UNICBench is an evaluation benchmark and does not involve model training. Core metrics are defined as: \(MAE = \frac{1}{N}\sum|y_i - \hat{y}_i|\), \(MSE = \frac{1}{N}\sum(y_i - \hat{y}_i)^2\) to measure deviation from ground truth; HitRate@X% is the accuracy within an X% error margin; SuccessRate is the ratio of models successfully returning a parsable number.

Key Experimental Results

Main Results (Top-10 Models in Image Modality)

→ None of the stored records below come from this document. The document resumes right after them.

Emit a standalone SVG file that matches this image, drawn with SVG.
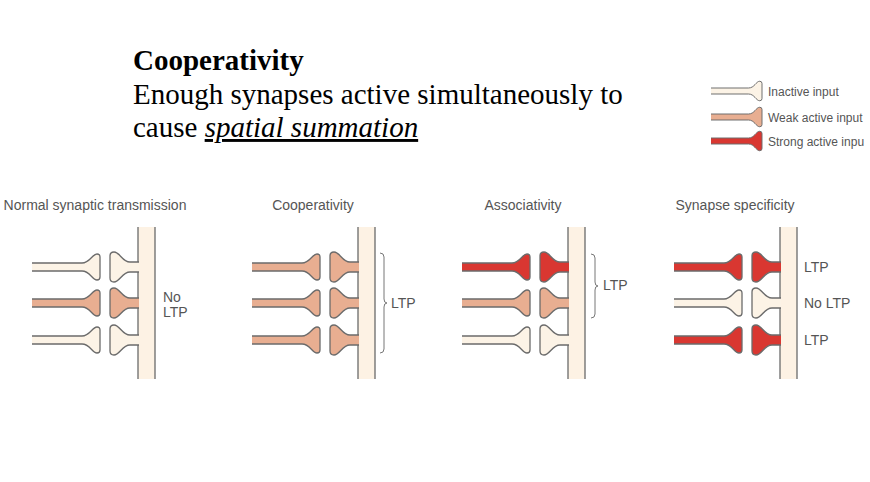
<svg xmlns="http://www.w3.org/2000/svg" xmlns:xlink="http://www.w3.org/1999/xlink" width="870" height="482" viewBox="0 0 870 482">
<style>
.ser{font-family:"Liberation Serif",serif;font-size:29px;fill:#000}
.lab{font-family:"Liberation Sans",Arial,sans-serif;font-size:14px;fill:#555}
.leg{font-family:"Liberation Sans",Arial,sans-serif;font-size:12px;fill:#555}
.i{fill:#fcf3e6}.w{fill:#e8ae91}.s{fill:#d93731}
.sh{stroke:#6b6b6b;stroke-width:1.3}
.den{fill:#fdf2e4}
.dl{stroke:#6b6b6b;stroke-width:1.3}
.br{fill:none;stroke:#777;stroke-width:1}
</style>
<defs>
<path id="b" d="M -68 -4 H -18 C -10 -4 -8 -13 -3 -13 Q 0 -13 0 -10 V 10 Q 0 13 -3 13 C -8 13 -10 4 -18 4 H -68"/>
<path id="sp" d="M 39 -5 H 30 C 22 -5 20 -15 14 -15 Q 10 -15 10 -11 V 11 Q 10 15 14 15 C 20 15 22 5 30 5 H 39"/>
<g id="den"><rect class="den" x="0" y="227" width="17" height="152"/><path class="dl" d="M0 227 V379 M17 227 V379"/></g>
</defs>
<rect width="870" height="482" fill="#fff"/>
<g id="title">
<text class="ser" x="133" y="70" font-weight="bold">Cooperativity</text>
<text class="ser" x="133" y="104">Enough synapses active simultaneously to</text>
<text class="ser" x="133" y="137">cause <tspan font-style="italic" text-decoration="underline">spatial summation</tspan></text>
</g>
<g id="legend">
<g transform="translate(762,91) scale(0.75)"><use href="#b" class="i sh"/></g>
<g transform="translate(762,117) scale(0.75)"><use href="#b" class="w sh"/></g>
<g transform="translate(762,141) scale(0.75)"><use href="#b" class="s sh"/></g>
<text class="leg" x="768" y="96">Inactive input</text>
<text class="leg" x="768" y="122">Weak active input</text>
<text class="leg" x="768" y="146">Strong active inpu</text>
</g>
<g id="panel1">
<text class="lab" x="95" y="210" text-anchor="middle">Normal synaptic transmission</text>
<use href="#den" x="138"/>
<use href="#b" class="i sh" x="100" y="267"/><use href="#sp" class="i sh" x="100" y="267"/>
<use href="#b" class="w sh" x="100" y="303"/><use href="#sp" class="w sh" x="100" y="303"/>
<use href="#b" class="i sh" x="100" y="340"/><use href="#sp" class="i sh" x="100" y="340"/>
<text class="lab" x="163" y="302">No</text><text class="lab" x="163" y="317">LTP</text>
</g>
<g id="panel2">
<text class="lab" x="313" y="210" text-anchor="middle">Cooperativity</text>
<use href="#den" x="358"/>
<use href="#b" class="w sh" x="320" y="267"/><use href="#sp" class="w sh" x="320" y="267"/>
<use href="#b" class="w sh" x="320" y="303"/><use href="#sp" class="w sh" x="320" y="303"/>
<use href="#b" class="w sh" x="320" y="340"/><use href="#sp" class="w sh" x="320" y="340"/>
<path class="br" d="M380 253 Q384 253 384 257 V299 Q384 303 387 303 Q384 303 384 307 V349 Q384 353 380 353"/>
<text class="lab" x="391" y="308">LTP</text>
</g>
<g id="panel3">
<text class="lab" x="523" y="210" text-anchor="middle">Associativity</text>
<use href="#den" x="568"/>
<use href="#b" class="s sh" x="530" y="267"/><use href="#sp" class="s sh" x="530" y="267"/>
<use href="#b" class="w sh" x="530" y="303"/><use href="#sp" class="w sh" x="530" y="303"/>
<use href="#b" class="i sh" x="530" y="340"/><use href="#sp" class="i sh" x="530" y="340"/>
<path class="br" d="M591 254 Q595 254 595 258 V282 Q595 286 598 286 Q595 286 595 290 V314 Q595 318 591 318"/>
<text class="lab" x="603" y="290">LTP</text>
</g>
<g id="panel4">
<text class="lab" x="735" y="210" text-anchor="middle">Synapse specificity</text>
<use href="#den" x="780"/>
<use href="#b" class="s sh" x="742" y="267"/><use href="#sp" class="s sh" x="742" y="267"/>
<use href="#b" class="i sh" x="742" y="303"/><use href="#sp" class="i sh" x="742" y="303"/>
<use href="#b" class="s sh" x="742" y="340"/><use href="#sp" class="s sh" x="742" y="340"/>
<text class="lab" x="804" y="272">LTP</text>
<text class="lab" x="804" y="308">No LTP</text>
<text class="lab" x="804" y="345">LTP</text>
</g>
<g id="connectors"/>
</svg>
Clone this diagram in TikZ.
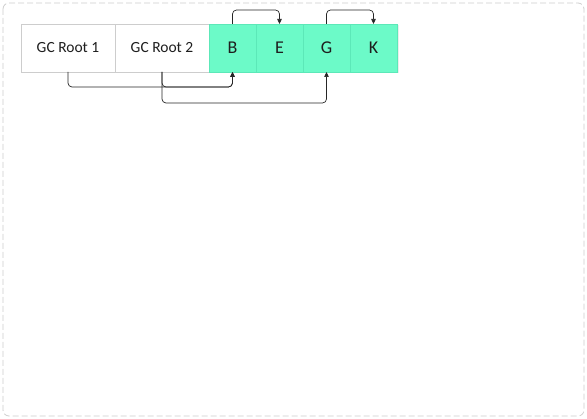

Model Overall MAE↓ Easy MAE↓ Hard MAE↓ Pattern MAE↓ Reasoning MAE↓
GPT-5-mini 29.8 2.1 155.0 25.4 5.3
o4-mini 42.9 2.2 239.1 39.1 4.1
GPT-4o 43.2 2.4 238.4 41.7 5.4
GPT-o3 49.0 2.8 277.1 44.3 4.4
GPT-5 54.1 2.5 312.4 55.1 5.9
Claude-Sonnet-4 78.1 5.4 444.6 68.8 4.4
Gemini-2.5-Pro 90.0 4.3 504.9 71.1 4.6
Gemini-2.5-Flash 140.5 12.0 694.2 131.4 6.7
GLM-4.1V-9B 97.9 3.0 542.2 90.0 3.1
GPT-4o-mini 73.3 2.3 424.6 72.7 5.3

Cross-modal/Cross-difficulty Analysis

Dimension Finding
Easy vs Hard Easy MAE 2-5, Hard MAE 100-700, a gap of over 100x
Pattern vs Reasoning Image Reasoning MAE is low (3-7) but sample size is small (4.6%); high Pattern MAE comes from high-density scenes
Text Modality Reasoning has the highest ratio (43.7%); models generally perform poorly on deduplication/cross-paragraph aggregation
Audio Modality Ambient sound event density is low (1.56/sample); meeting speech density is extremely high (81.51/sample)
Long-tail Distribution GT count distribution is heavily right-skewed/long-tailed; model error explodes in high-count regions

Key Findings

  • On simple counting tasks (L1+Easy), models converge, with an Easy MAE gap of only 2-12.
  • Large performance gaps exist in the Hard partition—the best (GPT-5-mini 155) and worst (Gemini-2.5-Flash 694) differ by 4.5x.
  • Reasoning tasks in the text modality (deduplicating citations, cross-paragraph statistics) are currently the biggest shortcoming for MLLMs.
  • Open-source models perform surprisingly well on Reasoning (GLM-4.1V MAE 3.1), but show significant gaps in Pattern.

Highlights & Insights

  • First unified counting benchmark across three modalities—evaluating "counting" as an independent core cognitive capability.
  • 3-level Capability × 3-level Difficulty cross-classification enables precise diagnosis, identifying specific failure points.
  • Evidence-first GT design ensures every answer is traceable and verifiable.
  • Long-tail distribution analysis reveals systematic failures in high-count scenarios, indicating cognitive blind spots rather than random errors.
  • Extensive evaluation of 45 models provides statistically significant and broad conclusions.

Limitations & Future Work

  • Audio counting data volume is relatively small (2,069 samples vs. 5,300 for image), limiting the robustness of audio-dimension findings.
  • High evaluation costs for closed-source APIs (GPT-5 level) restrict replication and expansion.
  • Cross-modal joint counting (e.g., using both vision and audio in video) is not yet addressed.
  • Reasoning in the image modality accounts for only 4.6%, resulting in a small sample size for that level's conclusions.
  • The impact of enhancement strategies like few-shot or chain-of-thought on counting performance has not been explored.
  • vs MMBench/MMMU: General benchmarks do not systematically evaluate counting; UNICBench fills the gap for deep evaluation of this specific capability.
  • vs FSC-147/ShanghaiTech: Traditional datasets use density maps or point annotations; UNICBench unifies them into QA format for MLLMs.
  • vs DocVQA/ChartQA: These involve counting but not as a core capability; UNICBench focuses on counting and provides hierarchical diagnosis.
  • The hierarchical evaluation paradigm (Capability × Difficulty × Modality) can be extended to benchmark other specific capabilities like spatial reasoning or temporal understanding.
  • Systematic failures under long-tail distributions suggest that MLLMs may lack true "counting" ability and rely more on pattern matching.

Rating

  • Novelty: ⭐⭐⭐⭐ First unified cross-modal counting benchmark with a rational classification system.
  • Experimental Thoroughness: ⭐⭐⭐⭐⭐ Comprehensive evaluation of 45 models with three-dimensional cross-analysis.
  • Writing Quality: ⭐⭐⭐⭐ Clear classification system and rich visualizations.
  • Value: ⭐⭐⭐⭐ Reveals systematic flaws in MLLM counting capabilities; the benchmark has long-term utility.